Mobile UX · 2020 · Sole, lead designer
A cross-platform app that helps caregivers organize and vocalize care for those in need — turning a draining coordination problem into something closer to joyful. I owned design end to end across a six-month engagement, from contextual research to a usability-tested high-fidelity prototype.
Family Proud is a cross-platform app that helps caregivers organize and vocalize care for someone undergoing hardship. Managing care for a person in crisis is time-consuming, emotionally draining, and overwhelming — and the business had a real objective riding on solving it: drive sales of care items by making the experience worth coming back to. My goal as the designer was to make administering care joyful rather than painful.
I was the sole, lead designer, working alongside the CEO, a dev lead, and a business management lead over a six-month engagement. We agreed on a measurable bar up front: every core task should hit a CSAT ranking of 8 or higher, with a pass rate above 80%. That gave me a scoreboard to design against instead of a matter of taste.
Before I designed anything, I needed to understand the pains people were actually living through in their care journey. I ran five contextual inquiries to gather demographic data, goals, and where it hurt most. I compiled the qualitative data in a spreadsheet, compared it across people, and looked for where the same emotion surfaced again and again. Three trends reframed the whole project — and each one overturned an assumption the business had walked in with.
Once those trends were solid, I compiled personas — the key actors in the care story — so the team stayed clear on exactly who we were solving for and why. I paired each with a journey map of what the typical care process looks like in the real world, which made the gaps in the existing, painful process impossible to ignore.
I grouped the key problems surfaced in those early conversations and ran a competitive analysis of what existing products already offered. From that, I built the information architecture — structured around the realities the research had revealed, like keeping care private to an inner circle by default rather than broadcasting it.
I ran several whiteboard sessions with business leaders and developers to keep three things true at once: we were solving the users' problems, addressing the key business need of selling care products, and building something feasible for a small dev team on a tight timeline. Wireframes let us quickly suss out internal problems with my hypothesized flows before they got expensive.
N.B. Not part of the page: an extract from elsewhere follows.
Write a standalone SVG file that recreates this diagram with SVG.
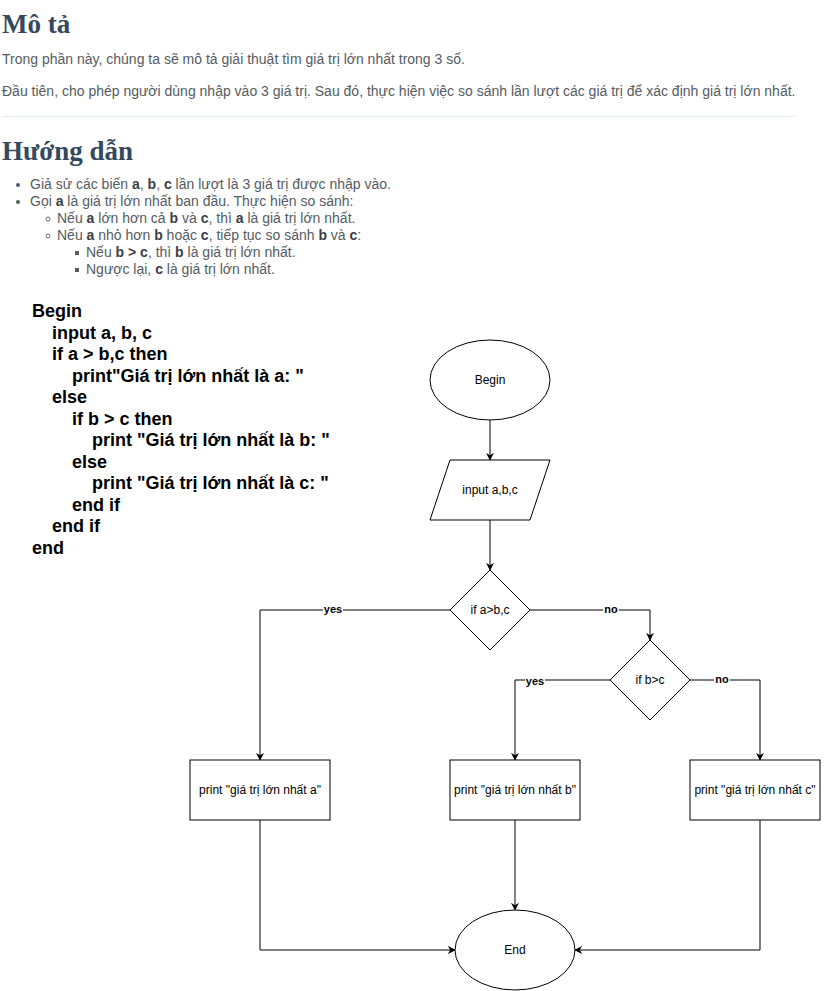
<svg xmlns="http://www.w3.org/2000/svg" width="830" height="991" viewBox="0 0 830 991">
<defs>
<style>
.h{font-family:"Liberation Serif","Times New Roman",serif;font-weight:bold;font-size:27px;fill:#34495e}
.p{font-family:"Liberation Sans",Arial,sans-serif;font-size:14px;fill:#555b61}
.p tspan.b{font-weight:bold;fill:#3a4046}
.code{font-family:"Liberation Sans",Arial,sans-serif;font-weight:bold;font-size:18px;fill:#000}
.shape{fill:#fff;stroke:#000;stroke-width:1}
.lbl{font-family:"Liberation Sans",Arial,sans-serif;font-size:12px;fill:#000;text-anchor:middle}
.edge{fill:none;stroke:#000;stroke-width:1}
.el{font-family:"Liberation Sans",Arial,sans-serif;font-size:11px;font-weight:bold;fill:#000;text-anchor:middle}
.elbg{fill:#fff}
</style>
<marker id="arr" viewBox="0 0 10 10" refX="9" refY="5" markerWidth="8" markerHeight="8" markerUnits="userSpaceOnUse" orient="auto">
<path d="M0,0 L10,5 L0,10 L3,5 Z" fill="#000"/>
</marker>
</defs>
<rect width="830" height="991" fill="#fff"/>

<g id="text-top">
<text class="h" x="2" y="33">Mô tả</text>
<text class="p" x="2" y="64">Trong phần này, chúng ta sẽ mô tả giải thuật tìm giá trị lớn nhất trong 3 số.</text>
<text class="p" x="2" y="96">Đầu tiên, cho phép người dùng nhập vào 3 giá trị. Sau đó, thực hiện việc so sánh lần lượt các giá trị để xác định giá trị lớn nhất.</text>
<line x1="2" y1="116.5" x2="795" y2="116.5" stroke="#e3e8ec" stroke-width="1"/>
<text class="h" x="2" y="160">Hướng dẫn</text>
<circle cx="18" cy="185" r="2" fill="#555b61"/>
<text class="p" x="30" y="189">Giả sử các biến <tspan class="b">a</tspan>, <tspan class="b">b</tspan>, <tspan class="b">c</tspan> lần lượt là 3 giá trị được nhập vào.</text>
<circle cx="18" cy="202" r="2" fill="#555b61"/>
<text class="p" x="30" y="206">Gọi <tspan class="b">a</tspan> là giá trị lớn nhất ban đầu. Thực hiện so sánh:</text>
<circle cx="48" cy="219" r="2" fill="none" stroke="#555b61" stroke-width="0.9"/>
<text class="p" x="57" y="223">Nếu <tspan class="b">a</tspan> lớn hơn cả <tspan class="b">b</tspan> và <tspan class="b">c</tspan>, thì <tspan class="b">a</tspan> là giá trị lớn nhất.</text>
<circle cx="48" cy="236" r="2" fill="none" stroke="#555b61" stroke-width="0.9"/>
<text class="p" x="57" y="240">Nếu <tspan class="b">a</tspan> nhỏ hơn <tspan class="b">b</tspan> hoặc <tspan class="b">c</tspan>, tiếp tục so sánh <tspan class="b">b</tspan> và <tspan class="b">c</tspan>:</text>
<rect x="75" y="251" width="4" height="4" fill="#555b61"/>
<text class="p" x="86" y="257">Nếu <tspan class="b">b &gt; c</tspan>, thì <tspan class="b">b</tspan> là giá trị lớn nhất.</text>
<rect x="75" y="268" width="4" height="4" fill="#555b61"/>
<text class="p" x="86" y="274">Ngược lại, <tspan class="b">c</tspan> là giá trị lớn nhất.</text>
</g>

<g id="pseudocode">
<text class="code" x="32" y="317">Begin</text>
<text class="code" x="52" y="338.5">input a, b, c</text>
<text class="code" x="52" y="360">if a &gt; b,c then</text>
<text class="code" x="72" y="381.5">print"Giá trị lớn nhất là a: "</text>
<text class="code" x="52" y="403">else</text>
<text class="code" x="72" y="424.5">if b &gt; c then</text>
<text class="code" x="92" y="446">print "Giá trị lớn nhất là b: "</text>
<text class="code" x="72" y="467.5">else</text>
<text class="code" x="92" y="489">print "Giá trị lớn nhất là c: "</text>
<text class="code" x="72" y="510.5">end if</text>
<text class="code" x="52" y="532">end if</text>
<text class="code" x="32" y="553.5">end</text>
</g>

<g id="connectors">
<path class="edge" d="M490,420 L490,460" marker-end="url(#arr)"/>
<path class="edge" d="M490,520 L490,570" marker-end="url(#arr)"/>
<path class="edge" d="M450,610 L260,610 L260,760" marker-end="url(#arr)"/>
<path class="edge" d="M530,610 L650,610 L650,640" marker-end="url(#arr)"/>
<path class="edge" d="M610,680 L515,680 L515,760" marker-end="url(#arr)"/>
<path class="edge" d="M690,680 L760,680 L760,760" marker-end="url(#arr)"/>
<path class="edge" d="M260,820 L260,950 L455,950" marker-end="url(#arr)"/>
<path class="edge" d="M515,820 L515,910" marker-end="url(#arr)"/>
<path class="edge" d="M760,820 L760,950 L575,950" marker-end="url(#arr)"/>
<rect class="elbg" x="323" y="603" width="20" height="13"/>
<text class="el" x="333" y="613">yes</text>
<rect class="elbg" x="603" y="603" width="16" height="13"/>
<text class="el" x="611" y="613">no</text>
<rect class="elbg" x="525" y="674" width="20" height="13"/>
<text class="el" x="535" y="685">yes</text>
<rect class="elbg" x="714" y="673" width="16" height="13"/>
<text class="el" x="722" y="683">no</text>
</g>

<g id="begin">
<ellipse class="shape" cx="490" cy="380" rx="60" ry="40"/>
<text class="lbl" x="490" y="384">Begin</text>
</g>
<g id="input">
<polygon class="shape" points="450,460 550,460 530,520 430,520"/>
<text class="lbl" x="490" y="494">input a,b,c</text>
</g>
<g id="cond1">
<polygon class="shape" points="490,570 530,610 490,650 450,610"/>
<text class="lbl" x="490" y="614">if a&gt;b,c</text>
</g>
<g id="cond2">
<polygon class="shape" points="650,640 690,680 650,720 610,680"/>
<text class="lbl" x="650" y="684">if b&gt;c</text>
</g>
<g id="printA">
<rect class="shape" x="190" y="760" width="140" height="60"/>
<text class="lbl" x="260" y="794">print "giá trị lớn nhất a"</text>
</g>
<g id="printB">
<rect class="shape" x="450" y="760" width="130" height="60"/>
<text class="lbl" x="515" y="794">print "giá trị lớn nhất b"</text>
</g>
<g id="printC">
<rect class="shape" x="690" y="760" width="130" height="60"/>
<text class="lbl" x="755" y="794">print "giá trị lớn nhất c"</text>
</g>
<g id="end">
<ellipse class="shape" cx="515" cy="950" rx="60" ry="40"/>
<text class="lbl" x="515" y="954">End</text>
</g>
</svg>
For type I went with Futura and Futura Book — a professional-yet-friendly balance that fit the mood of the app. The color palette came out of a mood-board session: the tone we kept landing on was "bright" and "calm," so I built an orange/navy complementary scheme out of the idea of a sunset over the ocean, which evoked exactly that feeling. From there I created components and tested and adjusted each one for contrast and accessibility.
Next the veneer went on: I built the prototype, then confirmed and tested it. We defined 8 core tasks a user had to be able to complete to use the app successfully and hit the business objectives. I ran those flows through 2 rounds of testing across 7 users, watching pass/fail rates and capturing qualitative data. Testing did exactly what it's supposed to — it embarrassed a few of my assumptions early.